• [Directions for this task]
Type out the material below exactly.
=== Data shown ===
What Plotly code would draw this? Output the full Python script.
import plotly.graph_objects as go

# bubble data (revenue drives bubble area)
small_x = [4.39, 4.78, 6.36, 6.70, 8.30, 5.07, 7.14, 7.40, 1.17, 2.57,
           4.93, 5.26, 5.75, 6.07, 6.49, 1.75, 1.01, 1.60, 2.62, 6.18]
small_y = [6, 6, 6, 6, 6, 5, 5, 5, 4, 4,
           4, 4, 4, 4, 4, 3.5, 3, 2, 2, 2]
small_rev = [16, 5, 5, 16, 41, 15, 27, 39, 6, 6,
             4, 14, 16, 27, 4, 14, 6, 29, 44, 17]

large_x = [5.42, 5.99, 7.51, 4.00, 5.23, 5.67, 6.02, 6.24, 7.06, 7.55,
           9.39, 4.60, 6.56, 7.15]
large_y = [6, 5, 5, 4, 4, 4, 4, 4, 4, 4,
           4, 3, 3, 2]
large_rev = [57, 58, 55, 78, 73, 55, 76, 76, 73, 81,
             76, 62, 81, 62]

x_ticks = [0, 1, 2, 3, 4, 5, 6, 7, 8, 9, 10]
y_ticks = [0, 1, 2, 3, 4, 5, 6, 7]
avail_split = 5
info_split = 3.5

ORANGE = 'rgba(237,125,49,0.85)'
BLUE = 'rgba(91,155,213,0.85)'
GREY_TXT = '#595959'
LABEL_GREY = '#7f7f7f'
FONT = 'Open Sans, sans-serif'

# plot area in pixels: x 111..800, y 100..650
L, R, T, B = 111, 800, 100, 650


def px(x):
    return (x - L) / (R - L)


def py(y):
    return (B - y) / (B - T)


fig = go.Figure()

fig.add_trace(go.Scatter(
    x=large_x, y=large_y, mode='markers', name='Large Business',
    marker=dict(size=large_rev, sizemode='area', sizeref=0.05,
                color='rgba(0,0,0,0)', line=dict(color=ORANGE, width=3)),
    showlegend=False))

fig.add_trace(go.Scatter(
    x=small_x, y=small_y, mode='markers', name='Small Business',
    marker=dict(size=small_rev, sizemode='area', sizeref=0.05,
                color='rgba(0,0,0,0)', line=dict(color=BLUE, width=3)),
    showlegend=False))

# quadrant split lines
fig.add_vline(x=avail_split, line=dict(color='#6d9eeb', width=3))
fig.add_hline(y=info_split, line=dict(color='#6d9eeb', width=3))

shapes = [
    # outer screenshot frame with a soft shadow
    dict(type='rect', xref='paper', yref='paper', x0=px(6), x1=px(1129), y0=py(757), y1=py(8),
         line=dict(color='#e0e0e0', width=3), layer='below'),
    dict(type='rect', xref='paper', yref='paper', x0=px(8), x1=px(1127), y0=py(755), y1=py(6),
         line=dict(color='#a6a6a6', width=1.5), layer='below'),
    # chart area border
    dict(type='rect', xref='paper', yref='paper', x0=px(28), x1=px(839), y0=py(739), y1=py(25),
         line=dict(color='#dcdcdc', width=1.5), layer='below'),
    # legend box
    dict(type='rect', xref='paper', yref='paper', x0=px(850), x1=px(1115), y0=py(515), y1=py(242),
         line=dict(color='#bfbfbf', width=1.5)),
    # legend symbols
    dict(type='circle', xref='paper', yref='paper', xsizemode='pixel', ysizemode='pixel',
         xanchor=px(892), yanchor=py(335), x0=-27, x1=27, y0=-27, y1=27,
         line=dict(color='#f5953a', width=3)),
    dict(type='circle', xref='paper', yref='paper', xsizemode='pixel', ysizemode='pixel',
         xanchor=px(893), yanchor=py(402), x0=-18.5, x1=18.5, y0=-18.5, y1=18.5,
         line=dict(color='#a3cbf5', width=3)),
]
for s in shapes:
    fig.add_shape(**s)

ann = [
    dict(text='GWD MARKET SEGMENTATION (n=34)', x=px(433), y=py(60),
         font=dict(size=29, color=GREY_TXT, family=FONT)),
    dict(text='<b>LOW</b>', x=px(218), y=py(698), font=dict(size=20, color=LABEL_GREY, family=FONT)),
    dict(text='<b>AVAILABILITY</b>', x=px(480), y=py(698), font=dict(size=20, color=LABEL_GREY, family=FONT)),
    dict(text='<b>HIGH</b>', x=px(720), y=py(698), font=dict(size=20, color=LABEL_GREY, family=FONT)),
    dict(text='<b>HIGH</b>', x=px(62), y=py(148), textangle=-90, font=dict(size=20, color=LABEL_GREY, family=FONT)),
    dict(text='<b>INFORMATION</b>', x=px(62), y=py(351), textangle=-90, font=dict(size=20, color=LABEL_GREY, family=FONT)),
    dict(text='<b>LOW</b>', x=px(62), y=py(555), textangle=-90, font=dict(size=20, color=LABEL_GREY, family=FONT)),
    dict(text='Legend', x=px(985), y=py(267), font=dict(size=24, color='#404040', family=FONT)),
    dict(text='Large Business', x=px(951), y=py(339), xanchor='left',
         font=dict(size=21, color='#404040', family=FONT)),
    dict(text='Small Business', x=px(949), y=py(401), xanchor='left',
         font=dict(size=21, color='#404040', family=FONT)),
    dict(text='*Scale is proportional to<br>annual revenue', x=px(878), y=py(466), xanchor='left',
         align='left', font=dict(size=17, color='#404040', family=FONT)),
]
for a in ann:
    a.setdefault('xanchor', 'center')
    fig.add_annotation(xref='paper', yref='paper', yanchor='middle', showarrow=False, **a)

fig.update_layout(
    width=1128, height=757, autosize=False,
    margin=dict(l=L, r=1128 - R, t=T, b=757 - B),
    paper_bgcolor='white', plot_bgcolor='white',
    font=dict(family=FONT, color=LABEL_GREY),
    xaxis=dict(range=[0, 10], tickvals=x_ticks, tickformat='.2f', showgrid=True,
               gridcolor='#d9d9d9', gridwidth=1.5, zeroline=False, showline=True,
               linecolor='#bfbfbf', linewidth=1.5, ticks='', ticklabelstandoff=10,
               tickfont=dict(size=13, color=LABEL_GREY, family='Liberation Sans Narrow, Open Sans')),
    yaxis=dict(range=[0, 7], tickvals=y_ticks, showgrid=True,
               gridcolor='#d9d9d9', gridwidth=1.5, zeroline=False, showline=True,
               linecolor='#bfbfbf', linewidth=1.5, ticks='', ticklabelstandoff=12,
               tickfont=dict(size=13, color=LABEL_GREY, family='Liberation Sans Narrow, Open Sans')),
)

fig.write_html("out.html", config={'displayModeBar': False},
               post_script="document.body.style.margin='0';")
===
• [Response to this task]
What Plotly code would draw this? Output the full Python script.
import plotly.graph_objects as go

# bubble data (revenue drives bubble area)
small_x = [4.39, 4.78, 6.36, 6.70, 8.30, 5.07, 7.14, 7.40, 1.17, 2.57,
           4.93, 5.26, 5.75, 6.07, 6.49, 1.75, 1.01, 1.60, 2.62, 6.18]
small_y = [6, 6, 6, 6, 6, 5, 5, 5, 4, 4,
           4, 4, 4, 4, 4, 3.5, 3, 2, 2, 2]
small_rev = [16, 5, 5, 16, 41, 15, 27, 39, 6, 6,
             4, 14, 16, 27, 4, 14, 6, 29, 44, 17]

large_x = [5.42, 5.99, 7.51, 4.00, 5.23, 5.67, 6.02, 6.24, 7.06, 7.55,
           9.39, 4.60, 6.56, 7.15]
large_y = [6, 5, 5, 4, 4, 4, 4, 4, 4, 4,
           4, 3, 3, 2]
large_rev = [57, 58, 55, 78, 73, 55, 76, 76, 73, 81,
             76, 62, 81, 62]

x_ticks = [0, 1, 2, 3, 4, 5, 6, 7, 8, 9, 10]
y_ticks = [0, 1, 2, 3, 4, 5, 6, 7]
avail_split = 5
info_split = 3.5

ORANGE = 'rgba(237,125,49,0.85)'
BLUE = 'rgba(91,155,213,0.85)'
GREY_TXT = '#595959'
LABEL_GREY = '#7f7f7f'
FONT = 'Open Sans, sans-serif'

# plot area in pixels: x 111..800, y 100..650
L, R, T, B = 111, 800, 100, 650


def px(x):
    return (x - L) / (R - L)


def py(y):
    return (B - y) / (B - T)


fig = go.Figure()

fig.add_trace(go.Scatter(
    x=large_x, y=large_y, mode='markers', name='Large Business',
    marker=dict(size=large_rev, sizemode='area', sizeref=0.05,
                color='rgba(0,0,0,0)', line=dict(color=ORANGE, width=3)),
    showlegend=False))

fig.add_trace(go.Scatter(
    x=small_x, y=small_y, mode='markers', name='Small Business',
    marker=dict(size=small_rev, sizemode='area', sizeref=0.05,
                color='rgba(0,0,0,0)', line=dict(color=BLUE, width=3)),
    showlegend=False))

# quadrant split lines
fig.add_vline(x=avail_split, line=dict(color='#6d9eeb', width=3))
fig.add_hline(y=info_split, line=dict(color='#6d9eeb', width=3))

shapes = [
    # outer screenshot frame with a soft shadow
    dict(type='rect', xref='paper', yref='paper', x0=px(6), x1=px(1129), y0=py(757), y1=py(8),
         line=dict(color='#e0e0e0', width=3), layer='below'),
    dict(type='rect', xref='paper', yref='paper', x0=px(8), x1=px(1127), y0=py(755), y1=py(6),
         line=dict(color='#a6a6a6', width=1.5), layer='below'),
    # chart area border
    dict(type='rect', xref='paper', yref='paper', x0=px(28), x1=px(839), y0=py(739), y1=py(25),
         line=dict(color='#dcdcdc', width=1.5), layer='below'),
    # legend box
    dict(type='rect', xref='paper', yref='paper', x0=px(850), x1=px(1115), y0=py(515), y1=py(242),
         line=dict(color='#bfbfbf', width=1.5)),
    # legend symbols
    dict(type='circle', xref='paper', yref='paper', xsizemode='pixel', ysizemode='pixel',
         xanchor=px(892), yanchor=py(335), x0=-27, x1=27, y0=-27, y1=27,
         line=dict(color='#f5953a', width=3)),
    dict(type='circle', xref='paper', yref='paper', xsizemode='pixel', ysizemode='pixel',
         xanchor=px(893), yanchor=py(402), x0=-18.5, x1=18.5, y0=-18.5, y1=18.5,
         line=dict(color='#a3cbf5', width=3)),
]
for s in shapes:
    fig.add_shape(**s)

ann = [
    dict(text='GWD MARKET SEGMENTATION (n=34)', x=px(433), y=py(60),
         font=dict(size=29, color=GREY_TXT, family=FONT)),
    dict(text='<b>LOW</b>', x=px(218), y=py(698), font=dict(size=20, color=LABEL_GREY, family=FONT)),
    dict(text='<b>AVAILABILITY</b>', x=px(480), y=py(698), font=dict(size=20, color=LABEL_GREY, family=FONT)),
    dict(text='<b>HIGH</b>', x=px(720), y=py(698), font=dict(size=20, color=LABEL_GREY, family=FONT)),
    dict(text='<b>HIGH</b>', x=px(62), y=py(148), textangle=-90, font=dict(size=20, color=LABEL_GREY, family=FONT)),
    dict(text='<b>INFORMATION</b>', x=px(62), y=py(351), textangle=-90, font=dict(size=20, color=LABEL_GREY, family=FONT)),
    dict(text='<b>LOW</b>', x=px(62), y=py(555), textangle=-90, font=dict(size=20, color=LABEL_GREY, family=FONT)),
    dict(text='Legend', x=px(985), y=py(267), font=dict(size=24, color='#404040', family=FONT)),
    dict(text='Large Business', x=px(951), y=py(339), xanchor='left',
         font=dict(size=21, color='#404040', family=FONT)),
    dict(text='Small Business', x=px(949), y=py(401), xanchor='left',
         font=dict(size=21, color='#404040', family=FONT)),
    dict(text='*Scale is proportional to<br>annual revenue', x=px(878), y=py(466), xanchor='left',
         align='left', font=dict(size=17, color='#404040', family=FONT)),
]
for a in ann:
    a.setdefault('xanchor', 'center')
    fig.add_annotation(xref='paper', yref='paper', yanchor='middle', showarrow=False, **a)

fig.update_layout(
    width=1128, height=757, autosize=False,
    margin=dict(l=L, r=1128 - R, t=T, b=757 - B),
    paper_bgcolor='white', plot_bgcolor='white',
    font=dict(family=FONT, color=LABEL_GREY),
    xaxis=dict(range=[0, 10], tickvals=x_ticks, tickformat='.2f', showgrid=True,
               gridcolor='#d9d9d9', gridwidth=1.5, zeroline=False, showline=True,
               linecolor='#bfbfbf', linewidth=1.5, ticks='', ticklabelstandoff=10,
               tickfont=dict(size=13, color=LABEL_GREY, family='Liberation Sans Narrow, Open Sans')),
    yaxis=dict(range=[0, 7], tickvals=y_ticks, showgrid=True,
               gridcolor='#d9d9d9', gridwidth=1.5, zeroline=False, showline=True,
               linecolor='#bfbfbf', linewidth=1.5, ticks='', ticklabelstandoff=12,
               tickfont=dict(size=13, color=LABEL_GREY, family='Liberation Sans Narrow, Open Sans')),
)

fig.write_html("out.html", config={'displayModeBar': False},
               post_script="document.body.style.margin='0';")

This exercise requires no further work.